Como o passado e o presente devem ser relacionados nas aulas de História?
Mario Carretero Essa relação é um dos objetivos da disciplina. O recomendado é entender o instante imediato, que definimos como presente de forma maleável, e não apenas como o hoje em dia, mas qualquer momento do próprio passado que foi influenciado por um momento anterior.
Como enfoques não lineares desenvolvem o pensamento histórico dos alunos?
Carretero A História costuma ser apresentada como uma explicação narrativa do que aconteceu, de forma que o estudante recebe um relato fechado, no qual não há espaço para dúvidas e questões. Na realidade, isso não é assim nem para os historiadores. A finalidade da disciplina é fazer perguntas sobre o passado, entre outras coisas porque não sabemos bem o que ocorreu nem por quê. Um enfoque didático que se baseia em buscar relações significativas entre diferentes momentos temporais por meio de perguntas e de atividades de investigação, adaptadas à aula e ao nível cognitivo da turma, gera uma possibilidade muito rica de compreender a História e de construir conhecimentos históricos.
É válido trabalhar com recortes temáticos?

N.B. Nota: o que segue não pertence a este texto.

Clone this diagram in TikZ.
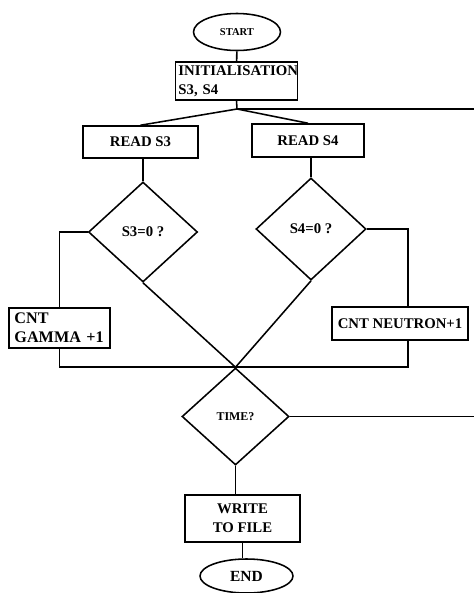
\documentclass[tikz,border=0pt]{standalone}
\usepackage{fontspec}
\setmainfont{Liberation Serif}
\usetikzlibrary{shapes.geometric}

\begin{document}
\begin{tikzpicture}[x=0.025cm, y=-0.025cm, font=\fontsize{10.5}{13.5}\selectfont\bfseries,
    blk/.style={draw, line width=1.1pt, inner sep=2pt},
    dec/.style={draw, diamond, line width=1.1pt, inner sep=0pt},
    term/.style={draw, ellipse, line width=1.1pt, inner sep=0pt},
    link/.style={draw, line width=1.1pt}
]
    \useasboundingbox (0,0) rectangle (474,593);
    % top part
    \node[term, minimum width=2.175cm, minimum height=0.925cm, font=\fontsize{7.5}{9}\selectfont\bfseries] (start) at (237,32) {START};
    \node[blk, text width=2.9cm, align=left, inner xsep=0.08cm, inner ysep=1pt, minimum height=0.95cm] (init) at (236.5,81) {INITIALISATION\\S3, S4};
    \node[blk, minimum width=2.875cm, minimum height=0.8cm] (read3) at (140.5,142) {READ S3};
    \node[blk, minimum width=2.8cm, minimum height=0.825cm] (read4) at (308,140.5) {READ S4};
    \coordinate (jn) at (237,109);
    \coordinate (loopA) at (474,109);
    % tests
    \node[dec, minimum width=2.725cm, minimum height=2.5cm] (s3) at (143,232) {S3=0 ?};
    \node[dec, minimum width=2.75cm, minimum height=2.55cm] (s4) at (311,229) {S4=0 ?};
    \node[blk, text width=2.25cm, align=left, inner xsep=0.14cm, inner ysep=1pt, minimum height=1cm, font=\fontsize{11.5}{13.5}\selectfont\bfseries] (gamma) at (59.5,328) {CNT\\GAMMA +1};
    \node[blk, inner xsep=0pt, minimum width=3.4cm, minimum height=0.825cm] (neutron) at (400,323.5) {CNT NEUTRON+1};
    % bottom part
    \node[dec, minimum width=2.675cm, minimum height=2.425cm, font=\fontsize{8.5}{10}\selectfont\bfseries] (time) at (235.5,416.5) {TIME?};
    \coordinate (loopB) at (time.east -| loopA);
    \node[blk, align=center, minimum width=2.875cm, minimum height=1.175cm] (write) at (242.5,518.5) {WRITE\\TO FILE};
    \node[term, minimum width=2.325cm, minimum height=0.85cm, font=\fontsize{11}{13}\selectfont\bfseries] (end) at (246.5,576) {END};

    \draw[link] (start) -- (init);
    \draw[link] (init.south) -- (jn);
    \draw[link] (jn) -- (read3.north);
    \draw[link] (jn) -- (read4.north);
    \draw[link] (jn) -- (loopA);
    \draw[link] (s3.north |- read3.south) -- (s3.north);
    \draw[link] (s4.north |- read4.south) -- (s4.north);
    \draw[link] (s3.west) -| (gamma.north);
    \draw[link] (s4.east) -| (neutron.65);
    \draw[link] (gamma.south) |- (time.north) -| (neutron.-65);
    \draw[link] (s3.south) -- (time.north);
    \draw[link] (s4.south) -- (time.north);
    \draw[link] (time.east) -- (loopB);
    \draw[link] (time.south) -- (time.south |- write.north);
    \draw[link] (write.south) -- (write.south |- end.north);
\end{tikzpicture}
\end{document}
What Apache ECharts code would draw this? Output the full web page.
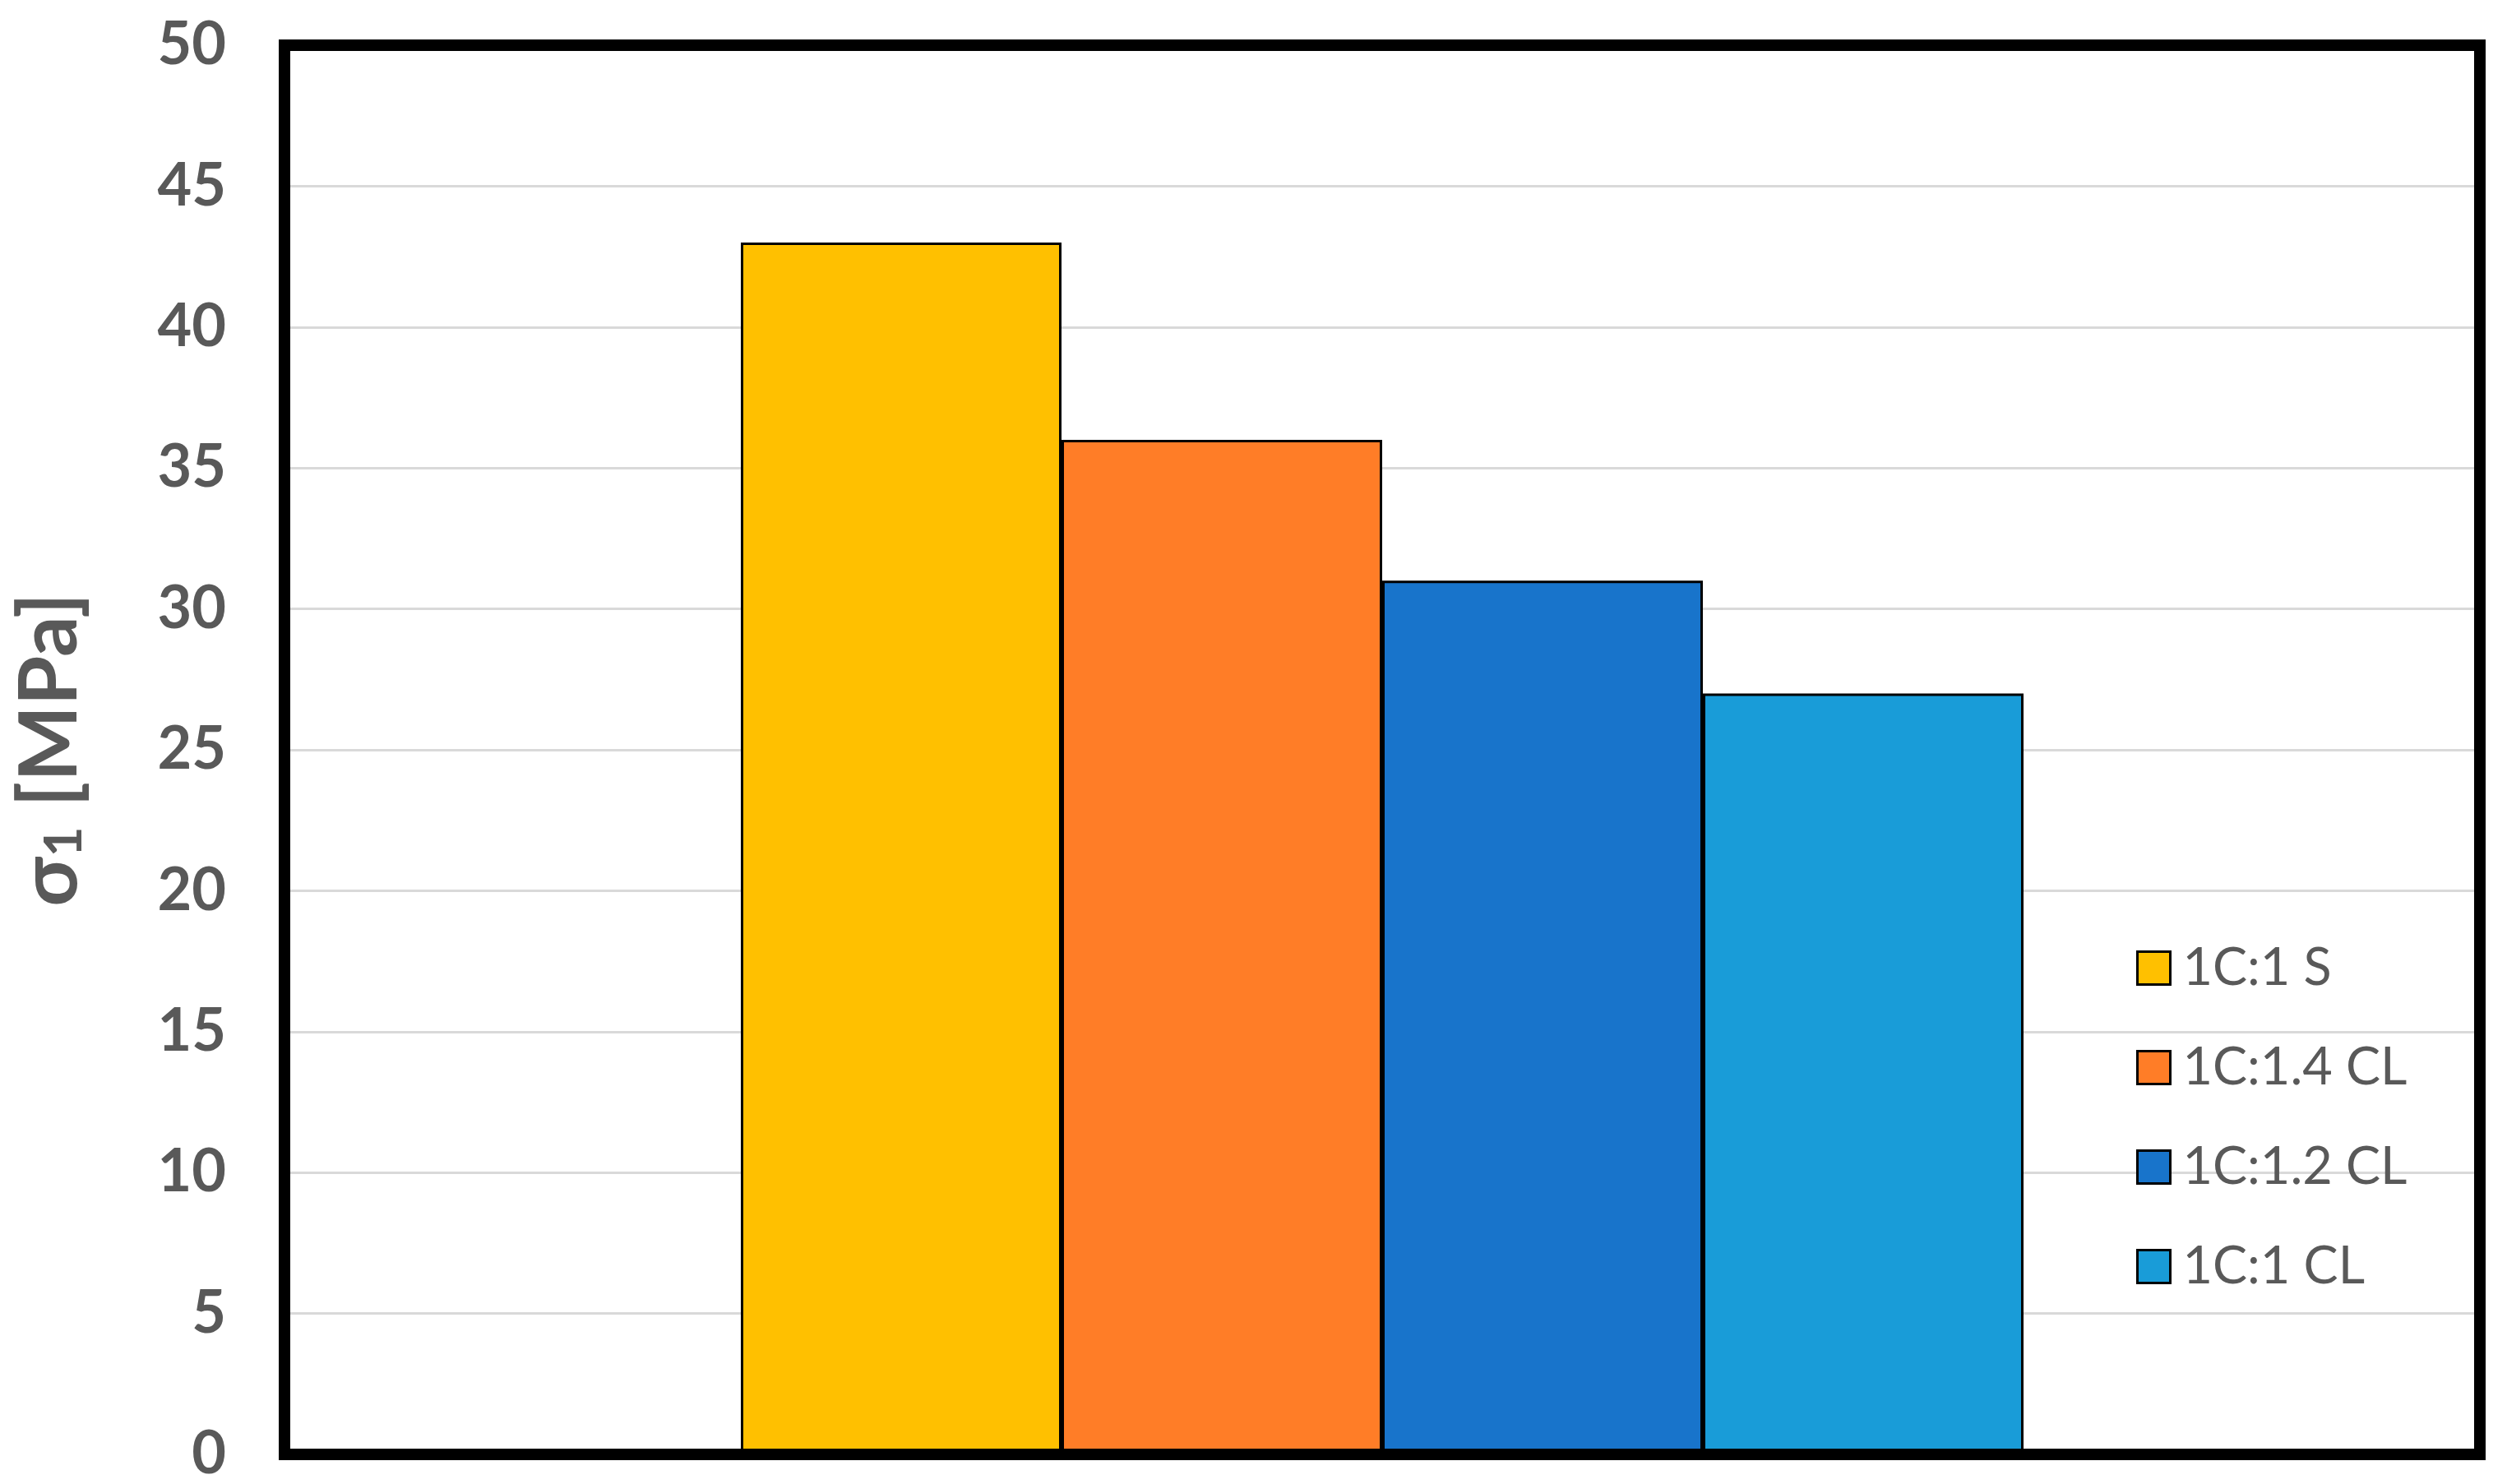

Carretero Sim. As pesquisas atuais questionam o sentido de oferecer uma narrativa histórica baseada em entidades abstratas (o Estado e a nação, por exemplo) como sujeito histórico, mostrando que há muitos outros. Mulheres, crianças, escravos e homossexuais são algumas das opções possíveis. Oferecer a possibilidade de fazer perguntas em aula sobre como viveram esses grupos, sem pretender que sejam a única narrativa possível, é uma forma de enriquecer as aulas.
Que critérios utilizar para selecionar os conhecimentos mais relevantes para cada classe?
Carretero A seleção de conteúdos deve ser feita considerando não apenas os saberes prévios dos alunos mas também as necessidades da comunidade escolar e sua adequação ao projeto político-pedagógico (PPP) da instituição. Este último, sobretudo, é muito importante.
Mario Carretero, psicólogo, especialista em desenvolvimento cognitivo e didática das Ciências Sociais
Curti
"Aprendi muito sobre a economia colonial. Também entendi que a relação humana com os bichos é determinada pelo contexto e, por isso, muda com o tempo."